Iliad reported disappointing first-quarter results, with fixed revenues down 1.6 percent. The company points to the weak spots, presumably the result of competitors Altice and Bouygues scrambling to overcome Iliad's assault on the mobile market, which started way back in 2012. Iliad is quick to take action, on several levels, and appears determined to regain its growth profile and prevent permanent damage to its brand image. For now, investors are abandoning ship, leading to a share price drop of around 17 percent.
Iliad's reporting, in its interim Q1 statement, is limited to revenues and operational data. Under pre-IFRS 15 reporting, revenues are up 0.4 percent, but landline growth was negative (-2.0%), which is a first in Iliad's history. And mobile growth dropped to an all-time low of 3.6 percent. Iliad's explanation for this:
- Landline: competition, promotions, a drop in subscribers (a first), higher VAT.
- Mobile: a drop in SMS revenues, higher VAT.
Iliad was further forced to slightly raise its 2018 capex budget to EUR 1.55 billion (from earlier guidance of EUR 1.4-1.5 bn). Its important 40 percent EBITDA margin target for the French market by 2020 was maintained.
Iliad is taking radical action at different levels:
- Management (CEO, CFO) changes.
- Launching a new sales and marketing approach, around new offers, better promotions, a pro-active loyalty and retention policy, increased segmentation of distribution channels, acceleration of the migration of free subscribers to the Mobile Unlimited plan, ongoing investments in FTTH and a refocus on innovation, with a new Freebox coming within four months.
Operational targets are largely unchanged. And the launch of the Italian business is imminent.
Iliad's turn again
With its entry in the mobile market, Iliad wreacked havoc from early 2012. Consolidation, i.e. the sale of Bouygues Telecom, hasn't worked out, nor did the latest rumor of a sale of Altice (SFR) to Bouygues. This ultimately forced Orange, Altice and Bouygues to come to terms with the new market reality, in which Iliad forces prices down. And now it's Iliad's turn to regain its image, carefully built around simple, cheap and innovative products and services. Of course, this is easier said than done and carries a certain amount of risk.
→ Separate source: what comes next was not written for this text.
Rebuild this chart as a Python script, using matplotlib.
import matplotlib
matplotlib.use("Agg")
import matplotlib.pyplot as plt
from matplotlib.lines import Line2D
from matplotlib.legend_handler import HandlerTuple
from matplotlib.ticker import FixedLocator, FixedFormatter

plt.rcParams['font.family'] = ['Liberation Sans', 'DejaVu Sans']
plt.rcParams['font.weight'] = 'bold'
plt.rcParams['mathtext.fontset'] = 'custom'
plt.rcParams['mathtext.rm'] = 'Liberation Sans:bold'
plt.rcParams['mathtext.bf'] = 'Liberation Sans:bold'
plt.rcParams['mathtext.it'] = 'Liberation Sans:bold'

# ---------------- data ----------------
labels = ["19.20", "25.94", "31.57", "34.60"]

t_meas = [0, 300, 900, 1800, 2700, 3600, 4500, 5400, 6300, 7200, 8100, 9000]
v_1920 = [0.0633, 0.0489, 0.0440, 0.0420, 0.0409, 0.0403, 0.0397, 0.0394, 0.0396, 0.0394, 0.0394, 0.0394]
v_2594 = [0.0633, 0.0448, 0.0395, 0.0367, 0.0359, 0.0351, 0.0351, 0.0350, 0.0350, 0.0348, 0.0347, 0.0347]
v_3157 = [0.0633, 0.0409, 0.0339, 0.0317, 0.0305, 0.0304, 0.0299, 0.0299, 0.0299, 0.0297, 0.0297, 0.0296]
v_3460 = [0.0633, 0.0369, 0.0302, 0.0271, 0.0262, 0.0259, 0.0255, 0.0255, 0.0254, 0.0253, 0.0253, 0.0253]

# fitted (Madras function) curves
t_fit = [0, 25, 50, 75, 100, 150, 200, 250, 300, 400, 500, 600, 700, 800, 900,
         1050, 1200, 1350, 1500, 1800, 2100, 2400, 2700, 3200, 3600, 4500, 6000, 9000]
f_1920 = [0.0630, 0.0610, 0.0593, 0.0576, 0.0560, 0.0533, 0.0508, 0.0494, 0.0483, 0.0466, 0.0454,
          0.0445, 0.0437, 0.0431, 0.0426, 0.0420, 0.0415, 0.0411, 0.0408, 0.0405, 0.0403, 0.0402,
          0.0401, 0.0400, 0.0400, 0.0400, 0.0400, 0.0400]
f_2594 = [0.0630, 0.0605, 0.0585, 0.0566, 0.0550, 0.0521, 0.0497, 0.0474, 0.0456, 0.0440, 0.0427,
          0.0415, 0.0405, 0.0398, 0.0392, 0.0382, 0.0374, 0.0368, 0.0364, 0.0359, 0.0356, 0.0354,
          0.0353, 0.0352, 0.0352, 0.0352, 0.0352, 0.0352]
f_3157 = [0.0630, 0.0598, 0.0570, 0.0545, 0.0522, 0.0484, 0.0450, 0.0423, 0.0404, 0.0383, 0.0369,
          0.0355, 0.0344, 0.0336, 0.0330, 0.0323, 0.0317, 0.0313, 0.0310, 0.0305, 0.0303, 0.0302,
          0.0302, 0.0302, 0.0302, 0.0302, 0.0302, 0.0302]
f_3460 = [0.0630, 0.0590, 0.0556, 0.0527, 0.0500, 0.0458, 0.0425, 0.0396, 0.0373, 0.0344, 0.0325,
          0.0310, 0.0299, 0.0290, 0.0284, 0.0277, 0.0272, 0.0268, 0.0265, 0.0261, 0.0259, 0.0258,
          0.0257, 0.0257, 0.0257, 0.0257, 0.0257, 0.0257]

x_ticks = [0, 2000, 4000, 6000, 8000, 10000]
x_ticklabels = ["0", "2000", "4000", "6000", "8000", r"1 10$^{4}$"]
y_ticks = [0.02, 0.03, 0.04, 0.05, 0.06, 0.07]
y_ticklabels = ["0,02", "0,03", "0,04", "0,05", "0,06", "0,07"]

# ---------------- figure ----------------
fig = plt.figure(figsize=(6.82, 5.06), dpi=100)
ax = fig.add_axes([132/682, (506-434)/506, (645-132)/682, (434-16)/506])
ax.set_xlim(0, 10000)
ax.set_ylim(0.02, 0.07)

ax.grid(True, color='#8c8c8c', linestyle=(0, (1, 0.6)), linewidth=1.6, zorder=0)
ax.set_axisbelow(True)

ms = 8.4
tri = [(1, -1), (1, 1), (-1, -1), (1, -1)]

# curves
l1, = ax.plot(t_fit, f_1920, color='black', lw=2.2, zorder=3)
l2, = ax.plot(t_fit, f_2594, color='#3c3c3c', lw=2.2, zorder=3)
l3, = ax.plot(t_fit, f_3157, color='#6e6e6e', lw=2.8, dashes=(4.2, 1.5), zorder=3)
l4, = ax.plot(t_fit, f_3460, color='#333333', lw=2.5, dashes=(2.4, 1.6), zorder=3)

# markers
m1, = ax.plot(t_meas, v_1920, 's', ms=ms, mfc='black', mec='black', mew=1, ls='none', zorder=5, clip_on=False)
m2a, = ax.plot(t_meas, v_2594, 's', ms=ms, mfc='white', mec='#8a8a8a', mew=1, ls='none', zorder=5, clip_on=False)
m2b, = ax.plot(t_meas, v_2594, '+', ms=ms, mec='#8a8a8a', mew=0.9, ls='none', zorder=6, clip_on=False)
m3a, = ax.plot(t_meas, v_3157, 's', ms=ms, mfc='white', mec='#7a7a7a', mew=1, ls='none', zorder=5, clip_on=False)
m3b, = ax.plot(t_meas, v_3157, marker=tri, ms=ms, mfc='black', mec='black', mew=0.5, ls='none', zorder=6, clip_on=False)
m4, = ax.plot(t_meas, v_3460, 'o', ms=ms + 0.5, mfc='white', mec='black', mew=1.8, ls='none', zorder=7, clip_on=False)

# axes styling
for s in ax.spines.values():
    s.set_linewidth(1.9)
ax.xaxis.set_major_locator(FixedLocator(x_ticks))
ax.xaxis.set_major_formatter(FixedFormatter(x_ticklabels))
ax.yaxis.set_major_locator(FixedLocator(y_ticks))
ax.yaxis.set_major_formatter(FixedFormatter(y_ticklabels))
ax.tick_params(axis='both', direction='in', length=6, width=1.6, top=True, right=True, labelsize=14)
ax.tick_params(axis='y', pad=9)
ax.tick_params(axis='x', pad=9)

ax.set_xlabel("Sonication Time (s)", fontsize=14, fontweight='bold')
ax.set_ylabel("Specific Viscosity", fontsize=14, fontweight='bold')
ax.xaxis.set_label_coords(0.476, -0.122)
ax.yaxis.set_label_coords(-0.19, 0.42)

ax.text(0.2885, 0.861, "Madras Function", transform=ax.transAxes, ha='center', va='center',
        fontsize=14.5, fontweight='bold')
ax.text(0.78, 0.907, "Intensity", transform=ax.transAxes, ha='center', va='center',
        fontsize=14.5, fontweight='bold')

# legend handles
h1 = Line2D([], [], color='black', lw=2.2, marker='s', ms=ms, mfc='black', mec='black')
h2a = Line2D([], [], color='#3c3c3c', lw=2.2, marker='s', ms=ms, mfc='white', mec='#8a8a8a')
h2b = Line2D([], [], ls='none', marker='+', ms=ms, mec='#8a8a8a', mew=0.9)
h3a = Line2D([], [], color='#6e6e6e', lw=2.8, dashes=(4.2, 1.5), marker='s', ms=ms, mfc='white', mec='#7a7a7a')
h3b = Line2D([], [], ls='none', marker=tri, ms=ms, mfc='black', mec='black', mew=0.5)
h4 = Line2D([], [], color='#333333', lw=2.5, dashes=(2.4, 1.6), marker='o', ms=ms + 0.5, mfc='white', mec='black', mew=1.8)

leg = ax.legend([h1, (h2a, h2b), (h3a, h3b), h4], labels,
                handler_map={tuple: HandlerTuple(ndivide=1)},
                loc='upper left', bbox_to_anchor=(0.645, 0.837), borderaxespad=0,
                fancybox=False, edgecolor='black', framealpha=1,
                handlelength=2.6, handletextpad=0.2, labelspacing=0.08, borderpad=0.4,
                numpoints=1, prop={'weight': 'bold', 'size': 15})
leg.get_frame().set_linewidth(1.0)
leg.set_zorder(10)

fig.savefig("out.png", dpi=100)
Upside from international expansion
Iliad's expansion into Italy, plus the recent takeover of Eir, in conjunction with founder Xavier Niel's NJJ Capital, not to mention NJJ Capital's move into Salt in Switzerland, creates what could evolve into a pan-European challenger. For the longer term, this may provide some upside for Iliad in the form of scale benefits. This too carries a level of risk, also because further international expansion may prove expensive.